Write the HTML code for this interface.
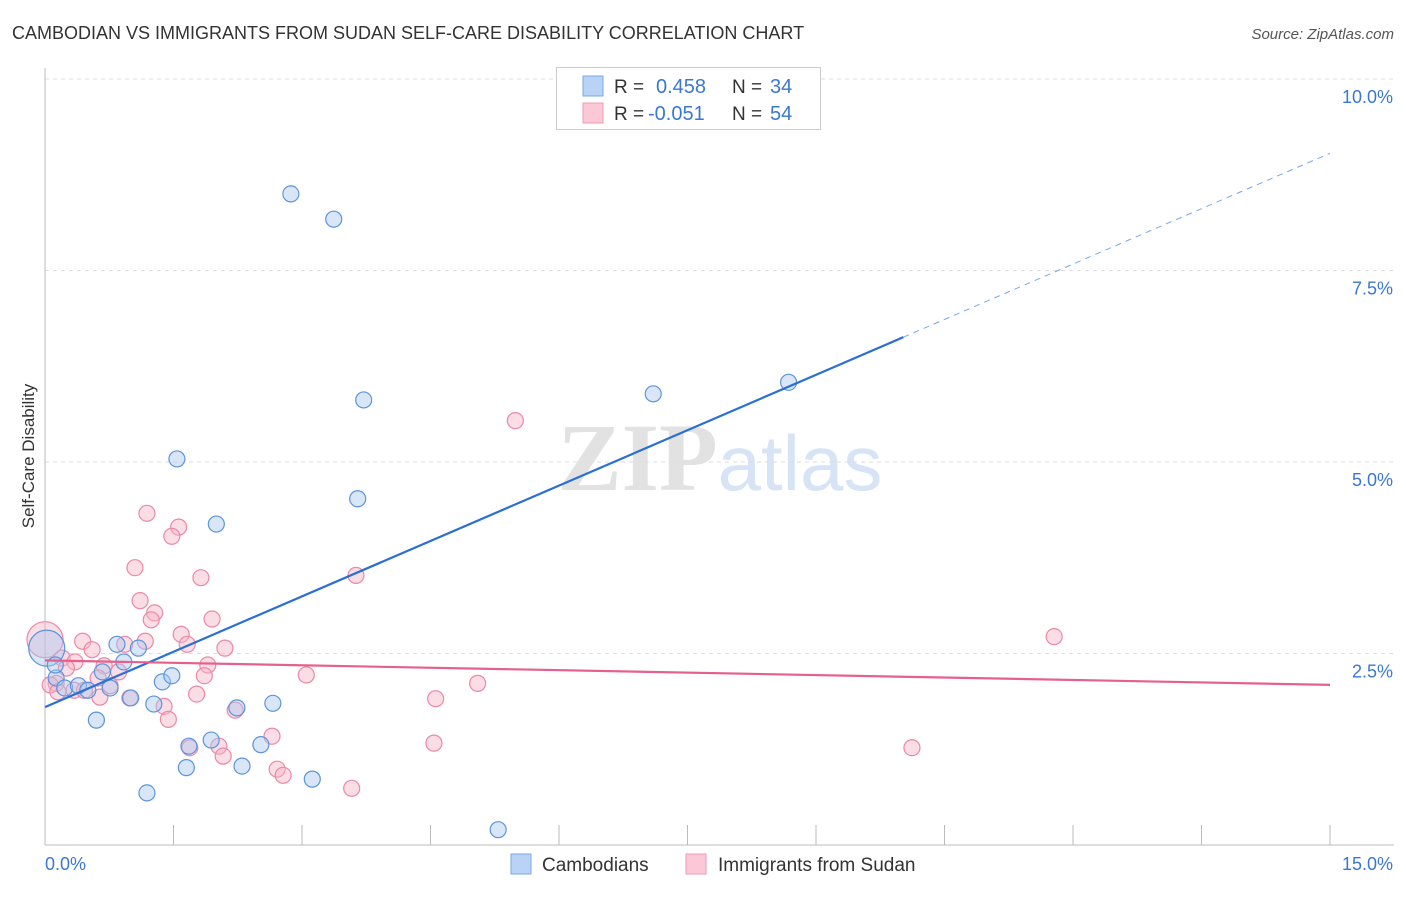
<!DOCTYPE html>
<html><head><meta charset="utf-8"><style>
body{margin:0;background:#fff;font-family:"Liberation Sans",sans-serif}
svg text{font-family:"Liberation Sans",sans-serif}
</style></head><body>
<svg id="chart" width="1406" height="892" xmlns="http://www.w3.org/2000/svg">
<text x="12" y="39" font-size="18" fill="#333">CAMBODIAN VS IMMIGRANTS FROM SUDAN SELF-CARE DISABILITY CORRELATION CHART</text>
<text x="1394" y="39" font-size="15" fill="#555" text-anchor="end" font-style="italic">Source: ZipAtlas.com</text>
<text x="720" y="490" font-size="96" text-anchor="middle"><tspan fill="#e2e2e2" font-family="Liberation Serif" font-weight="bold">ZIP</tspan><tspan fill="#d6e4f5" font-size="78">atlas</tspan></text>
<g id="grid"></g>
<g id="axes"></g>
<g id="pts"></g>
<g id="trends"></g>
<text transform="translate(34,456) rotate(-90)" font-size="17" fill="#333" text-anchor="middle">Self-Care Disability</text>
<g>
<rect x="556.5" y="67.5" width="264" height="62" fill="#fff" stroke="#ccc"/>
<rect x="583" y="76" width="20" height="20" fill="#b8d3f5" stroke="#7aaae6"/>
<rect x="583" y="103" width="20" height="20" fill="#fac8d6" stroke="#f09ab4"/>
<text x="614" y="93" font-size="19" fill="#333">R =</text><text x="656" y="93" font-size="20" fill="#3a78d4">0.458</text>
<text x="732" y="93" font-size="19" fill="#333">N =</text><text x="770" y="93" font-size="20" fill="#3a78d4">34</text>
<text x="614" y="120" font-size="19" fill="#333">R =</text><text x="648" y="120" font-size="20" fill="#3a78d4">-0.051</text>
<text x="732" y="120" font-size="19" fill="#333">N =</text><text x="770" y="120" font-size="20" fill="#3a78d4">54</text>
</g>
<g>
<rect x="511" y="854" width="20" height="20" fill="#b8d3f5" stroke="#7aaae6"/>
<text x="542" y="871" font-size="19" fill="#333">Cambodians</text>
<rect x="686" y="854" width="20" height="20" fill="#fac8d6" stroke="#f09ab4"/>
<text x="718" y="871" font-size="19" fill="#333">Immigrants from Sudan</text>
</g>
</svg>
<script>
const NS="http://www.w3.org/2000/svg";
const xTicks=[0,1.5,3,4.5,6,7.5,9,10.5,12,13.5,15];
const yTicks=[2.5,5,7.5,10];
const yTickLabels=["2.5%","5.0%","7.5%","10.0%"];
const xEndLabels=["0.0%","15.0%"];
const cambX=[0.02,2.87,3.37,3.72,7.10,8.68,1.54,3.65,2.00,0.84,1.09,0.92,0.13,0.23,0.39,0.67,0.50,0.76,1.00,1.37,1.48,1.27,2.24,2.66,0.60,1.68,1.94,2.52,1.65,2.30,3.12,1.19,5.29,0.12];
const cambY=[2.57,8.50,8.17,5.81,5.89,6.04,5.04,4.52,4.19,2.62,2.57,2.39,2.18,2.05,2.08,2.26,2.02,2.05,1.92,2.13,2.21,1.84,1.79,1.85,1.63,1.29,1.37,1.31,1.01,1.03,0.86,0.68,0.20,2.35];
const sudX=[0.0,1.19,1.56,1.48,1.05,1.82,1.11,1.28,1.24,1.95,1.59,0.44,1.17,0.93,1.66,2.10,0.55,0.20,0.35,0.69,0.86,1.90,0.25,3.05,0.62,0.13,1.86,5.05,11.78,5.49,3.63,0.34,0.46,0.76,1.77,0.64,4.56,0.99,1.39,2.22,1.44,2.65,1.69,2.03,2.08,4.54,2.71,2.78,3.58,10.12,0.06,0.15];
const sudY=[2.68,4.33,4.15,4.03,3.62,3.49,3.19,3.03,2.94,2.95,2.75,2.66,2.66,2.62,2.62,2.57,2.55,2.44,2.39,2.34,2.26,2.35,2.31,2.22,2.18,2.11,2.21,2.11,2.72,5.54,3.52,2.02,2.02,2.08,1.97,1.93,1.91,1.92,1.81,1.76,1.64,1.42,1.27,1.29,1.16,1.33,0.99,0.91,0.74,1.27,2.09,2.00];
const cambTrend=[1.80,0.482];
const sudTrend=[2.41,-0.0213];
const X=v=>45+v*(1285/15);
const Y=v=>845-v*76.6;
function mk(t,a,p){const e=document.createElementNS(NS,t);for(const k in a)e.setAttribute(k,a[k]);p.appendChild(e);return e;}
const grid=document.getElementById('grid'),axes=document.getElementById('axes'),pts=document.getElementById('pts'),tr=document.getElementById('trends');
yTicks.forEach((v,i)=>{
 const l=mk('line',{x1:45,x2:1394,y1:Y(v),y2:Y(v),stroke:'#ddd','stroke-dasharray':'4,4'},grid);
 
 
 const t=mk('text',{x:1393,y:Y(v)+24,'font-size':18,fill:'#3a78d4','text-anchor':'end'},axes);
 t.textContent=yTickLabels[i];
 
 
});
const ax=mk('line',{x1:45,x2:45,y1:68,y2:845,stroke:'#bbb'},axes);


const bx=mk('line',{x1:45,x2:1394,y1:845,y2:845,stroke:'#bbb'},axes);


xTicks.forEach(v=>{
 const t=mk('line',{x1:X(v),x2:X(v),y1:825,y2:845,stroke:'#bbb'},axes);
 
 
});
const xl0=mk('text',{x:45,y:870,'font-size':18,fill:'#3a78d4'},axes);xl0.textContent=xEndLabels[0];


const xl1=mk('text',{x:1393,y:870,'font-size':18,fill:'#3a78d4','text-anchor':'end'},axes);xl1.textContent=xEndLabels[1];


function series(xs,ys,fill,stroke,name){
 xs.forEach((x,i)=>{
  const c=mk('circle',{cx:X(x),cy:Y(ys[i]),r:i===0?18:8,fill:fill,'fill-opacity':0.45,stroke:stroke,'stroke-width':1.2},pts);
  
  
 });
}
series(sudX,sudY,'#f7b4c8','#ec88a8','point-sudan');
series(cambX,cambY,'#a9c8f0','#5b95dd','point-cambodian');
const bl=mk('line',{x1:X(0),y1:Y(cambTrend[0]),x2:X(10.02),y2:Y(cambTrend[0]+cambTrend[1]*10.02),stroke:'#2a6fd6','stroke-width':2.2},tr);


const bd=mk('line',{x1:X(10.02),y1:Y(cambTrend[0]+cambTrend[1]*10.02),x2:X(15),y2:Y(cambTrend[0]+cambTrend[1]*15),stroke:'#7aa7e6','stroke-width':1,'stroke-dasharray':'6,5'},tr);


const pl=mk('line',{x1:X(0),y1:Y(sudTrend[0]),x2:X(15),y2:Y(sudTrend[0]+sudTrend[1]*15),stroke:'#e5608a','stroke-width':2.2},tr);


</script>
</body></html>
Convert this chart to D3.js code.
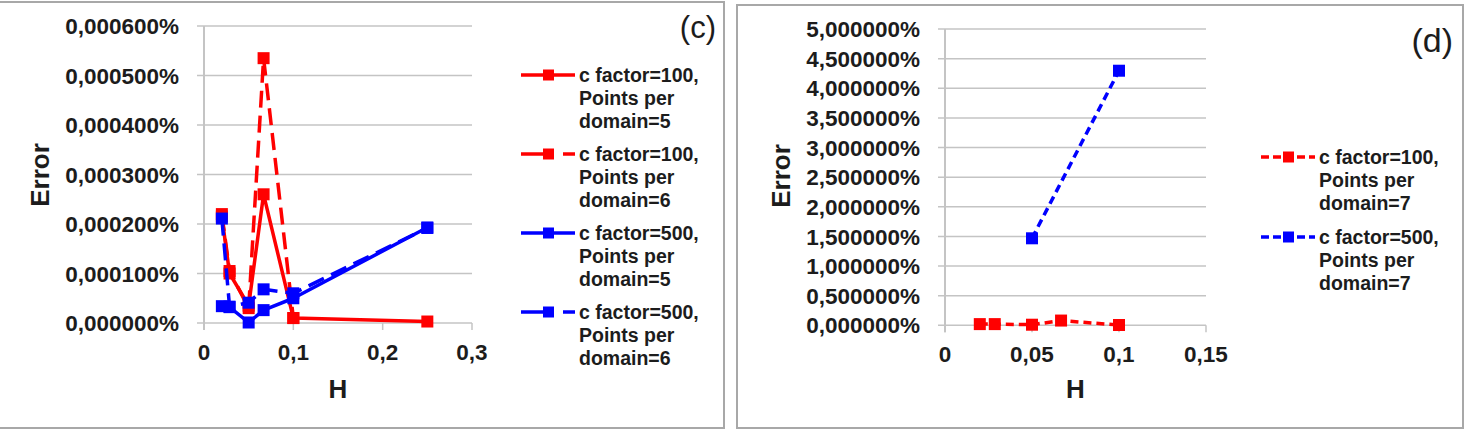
━━━━━━━━━━━━━━━━━━━━
Short problem:
Set down every record once more, word for word, without pictures.

Task output:
Write the HTML code for this interface.
<!DOCTYPE html>
<html><head><meta charset="utf-8"><style>
body{margin:0;background:#fff;font-family:"Liberation Sans",sans-serif}
svg text{font-family:"Liberation Sans",sans-serif}
</style></head><body>
<svg id="chart" width="1406" height="892" xmlns="http://www.w3.org/2000/svg">
<text x="12" y="39" font-size="18" fill="#333">CAMBODIAN VS IMMIGRANTS FROM SUDAN SELF-CARE DISABILITY CORRELATION CHART</text>
<text x="1394" y="39" font-size="15" fill="#555" text-anchor="end" font-style="italic">Source: ZipAtlas.com</text>
<text x="720" y="490" font-size="96" text-anchor="middle"><tspan fill="#e2e2e2" font-family="Liberation Serif" font-weight="bold">ZIP</tspan><tspan fill="#d6e4f5" font-size="78">atlas</tspan></text>
<g id="grid"></g>
<g id="axes"></g>
<g id="pts"></g>
<g id="trends"></g>
<text transform="translate(34,456) rotate(-90)" font-size="17" fill="#333" text-anchor="middle">Self-Care Disability</text>
<g>
<rect x="556.5" y="67.5" width="264" height="62" fill="#fff" stroke="#ccc"/>
<rect x="583" y="76" width="20" height="20" fill="#b8d3f5" stroke="#7aaae6"/>
<rect x="583" y="103" width="20" height="20" fill="#fac8d6" stroke="#f09ab4"/>
<text x="614" y="93" font-size="19" fill="#333">R =</text><text x="656" y="93" font-size="20" fill="#3a78d4">0.458</text>
<text x="732" y="93" font-size="19" fill="#333">N =</text><text x="770" y="93" font-size="20" fill="#3a78d4">34</text>
<text x="614" y="120" font-size="19" fill="#333">R =</text><text x="648" y="120" font-size="20" fill="#3a78d4">-0.051</text>
<text x="732" y="120" font-size="19" fill="#333">N =</text><text x="770" y="120" font-size="20" fill="#3a78d4">54</text>
</g>
<g>
<rect x="511" y="854" width="20" height="20" fill="#b8d3f5" stroke="#7aaae6"/>
<text x="542" y="871" font-size="19" fill="#333">Cambodians</text>
<rect x="686" y="854" width="20" height="20" fill="#fac8d6" stroke="#f09ab4"/>
<text x="718" y="871" font-size="19" fill="#333">Immigrants from Sudan</text>
</g>
</svg>
<script>
const NS="http://www.w3.org/2000/svg";
const xTicks=[0,1.5,3,4.5,6,7.5,9,10.5,12,13.5,15];
const yTicks=[2.5,5,7.5,10];
const yTickLabels=["2.5%","5.0%","7.5%","10.0%"];
const xEndLabels=["0.0%","15.0%"];
const cambX=[0.02,2.87,3.37,3.72,7.10,8.68,1.54,3.65,2.00,0.84,1.09,0.92,0.13,0.23,0.39,0.67,0.50,0.76,1.00,1.37,1.48,1.27,2.24,2.66,0.60,1.68,1.94,2.52,1.65,2.30,3.12,1.19,5.29,0.12];
const cambY=[2.57,8.50,8.17,5.81,5.89,6.04,5.04,4.52,4.19,2.62,2.57,2.39,2.18,2.05,2.08,2.26,2.02,2.05,1.92,2.13,2.21,1.84,1.79,1.85,1.63,1.29,1.37,1.31,1.01,1.03,0.86,0.68,0.20,2.35];
const sudX=[0.0,1.19,1.56,1.48,1.05,1.82,1.11,1.28,1.24,1.95,1.59,0.44,1.17,0.93,1.66,2.10,0.55,0.20,0.35,0.69,0.86,1.90,0.25,3.05,0.62,0.13,1.86,5.05,11.78,5.49,3.63,0.34,0.46,0.76,1.77,0.64,4.56,0.99,1.39,2.22,1.44,2.65,1.69,2.03,2.08,4.54,2.71,2.78,3.58,10.12,0.06,0.15];
const sudY=[2.68,4.33,4.15,4.03,3.62,3.49,3.19,3.03,2.94,2.95,2.75,2.66,2.66,2.62,2.62,2.57,2.55,2.44,2.39,2.34,2.26,2.35,2.31,2.22,2.18,2.11,2.21,2.11,2.72,5.54,3.52,2.02,2.02,2.08,1.97,1.93,1.91,1.92,1.81,1.76,1.64,1.42,1.27,1.29,1.16,1.33,0.99,0.91,0.74,1.27,2.09,2.00];
const cambTrend=[1.80,0.482];
const sudTrend=[2.41,-0.0213];
const X=v=>45+v*(1285/15);
const Y=v=>845-v*76.6;
function mk(t,a,p){const e=document.createElementNS(NS,t);for(const k in a)e.setAttribute(k,a[k]);p.appendChild(e);return e;}
const grid=document.getElementById('grid'),axes=document.getElementById('axes'),pts=document.getElementById('pts'),tr=document.getElementById('trends');
yTicks.forEach((v,i)=>{
 const l=mk('line',{x1:45,x2:1394,y1:Y(v),y2:Y(v),stroke:'#ddd','stroke-dasharray':'4,4'},grid);
 
 
 const t=mk('text',{x:1393,y:Y(v)+24,'font-size':18,fill:'#3a78d4','text-anchor':'end'},axes);
 t.textContent=yTickLabels[i];
 
 
});
const ax=mk('line',{x1:45,x2:45,y1:68,y2:845,stroke:'#bbb'},axes);


const bx=mk('line',{x1:45,x2:1394,y1:845,y2:845,stroke:'#bbb'},axes);


xTicks.forEach(v=>{
 const t=mk('line',{x1:X(v),x2:X(v),y1:825,y2:845,stroke:'#bbb'},axes);
 
 
});
const xl0=mk('text',{x:45,y:870,'font-size':18,fill:'#3a78d4'},axes);xl0.textContent=xEndLabels[0];


const xl1=mk('text',{x:1393,y:870,'font-size':18,fill:'#3a78d4','text-anchor':'end'},axes);xl1.textContent=xEndLabels[1];


function series(xs,ys,fill,stroke,name){
 xs.forEach((x,i)=>{
  const c=mk('circle',{cx:X(x),cy:Y(ys[i]),r:i===0?18:8,fill:fill,'fill-opacity':0.45,stroke:stroke,'stroke-width':1.2},pts);
  
  
 });
}
series(sudX,sudY,'#f7b4c8','#ec88a8','point-sudan');
series(cambX,cambY,'#a9c8f0','#5b95dd','point-cambodian');
const bl=mk('line',{x1:X(0),y1:Y(cambTrend[0]),x2:X(10.02),y2:Y(cambTrend[0]+cambTrend[1]*10.02),stroke:'#2a6fd6','stroke-width':2.2},tr);


const bd=mk('line',{x1:X(10.02),y1:Y(cambTrend[0]+cambTrend[1]*10.02),x2:X(15),y2:Y(cambTrend[0]+cambTrend[1]*15),stroke:'#7aa7e6','stroke-width':1,'stroke-dasharray':'6,5'},tr);


const pl=mk('line',{x1:X(0),y1:Y(sudTrend[0]),x2:X(15),y2:Y(sudTrend[0]+sudTrend[1]*15),stroke:'#e5608a','stroke-width':2.2},tr);


</script>
</body></html>
Convert this chart to D3.js code.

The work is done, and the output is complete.